Another interesting thing is that we’ve started offering math tutoring from 5-6pm right before English class. Apparently the first time there were not that many kids, but on the second day (my first day joining) there was at least twice the amount of students. And then just yesterday, the third class, we had to go to a different classroom that could hold all the kids. Tons of kids showed up eager as ever to learn math, that’s something you don’t see every day. It was pretty difficult trying to teach division and multiplication in Spanish, but there was never a dull moment.

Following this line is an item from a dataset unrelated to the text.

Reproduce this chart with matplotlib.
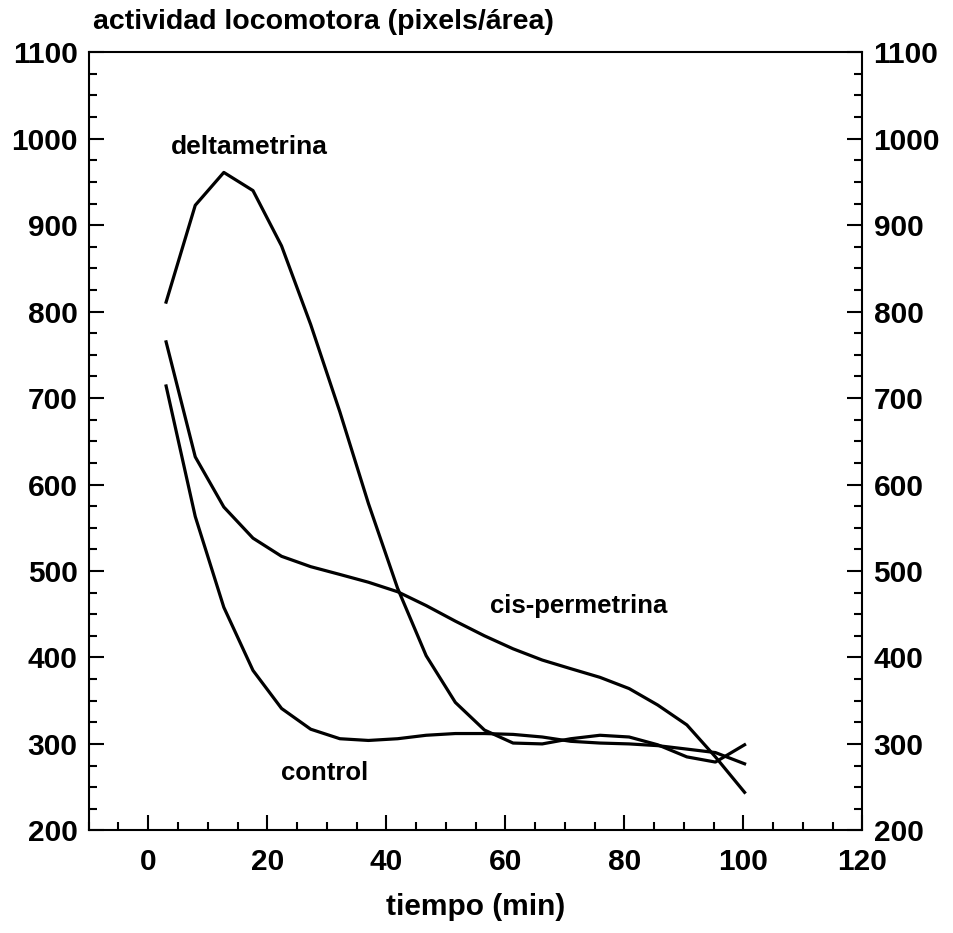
import numpy as np
import matplotlib.pyplot as plt
from matplotlib.ticker import MultipleLocator

plt.rcParams['font.family'] = ['Liberation Sans', 'DejaVu Sans']
plt.rcParams['font.weight'] = 'bold'

# tiempos de muestreo (min)
tiempo = [3.0, 7.9, 12.7, 17.6, 22.4, 27.3, 32.2, 37.0, 41.9, 46.7, 51.6,
          56.5, 61.3, 66.2, 71.0, 75.9, 80.8, 85.6, 90.5, 95.3, 100.2]

deltametrina = [811, 923, 961, 940, 876, 785, 684, 578, 480, 402, 348,
                316, 301, 300, 306, 310, 308, 299, 285, 279, 299]
cis_permetrina = [765, 632, 574, 538, 517, 505, 496, 487, 476, 460, 442,
                  425, 410, 397, 387, 377, 364, 345, 322, 285, 244]
control = [714, 563, 458, 385, 341, 317, 306, 304, 306, 310, 312,
           312, 311, 308, 303, 301, 300, 298, 294, 290, 277]

fig = plt.figure(figsize=(9.54, 9.33), dpi=100)
ax = fig.add_axes([0.093, 0.110, 0.811, 0.834])

for serie in (deltametrina, cis_permetrina, control):
    ax.plot(tiempo, serie, color='black', lw=2.3)

ax.set_xlim(-10, 120)
ax.set_ylim(200, 1100)
ax.xaxis.set_major_locator(MultipleLocator(20))
ax.xaxis.set_minor_locator(MultipleLocator(5))
ax.yaxis.set_major_locator(MultipleLocator(100))
ax.yaxis.set_minor_locator(MultipleLocator(25))

ax.tick_params(which='both', direction='in', width=1.5, top=False,
               right=True, labelright=True, labelsize=21.5)
ax.tick_params(which='major', length=11)
ax.tick_params(which='minor', length=6)
ax.tick_params(axis='x', pad=13)
ax.tick_params(axis='y', pad=8)
for lab in ax.get_xticklabels() + ax.get_yticklabels():
    lab.set_fontweight('bold')
for s in ax.spines.values():
    s.set_linewidth(1.5)

ax.set_xlabel("tiempo (min)", fontsize=21.5, fontweight='bold', labelpad=12)
fig.text(0.098, 0.976, "actividad locomotora (pixels/área)", fontsize=20.5,
         fontweight='bold', ha='left', va='center')

ax.text(17, 990, "deltametrina", fontsize=19, fontweight='bold', ha='center', va='center')
ax.text(72.3, 459, "cis-permetrina", fontsize=18.5, fontweight='bold', ha='center', va='center')
ax.text(29.7, 266, "control", fontsize=18.5, fontweight='bold', ha='center', va='center')

fig.savefig("out.png", dpi=100)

This past Wednesday was a holiday and so several of us went to Tacana for some fun and games. It was kind of like a carnival where there were ferris wheels, lots of ring-toss type games, an arcade that went down a block, foosball, and plenty of stands selling chocolate covered fruits and pizza. It was pretty wild seeing so many people and running into other Pablences all over the city. We got to see these people dressed in crazy costumes (presumably mayan) dancing to marimba music just outside of this hotel where we ate lunch.

That’s about all I’ve got for now, I know you’ve probably hear d some of this stuff already from other posts. Just want to say thanks to everyone that played a part in getting us all here.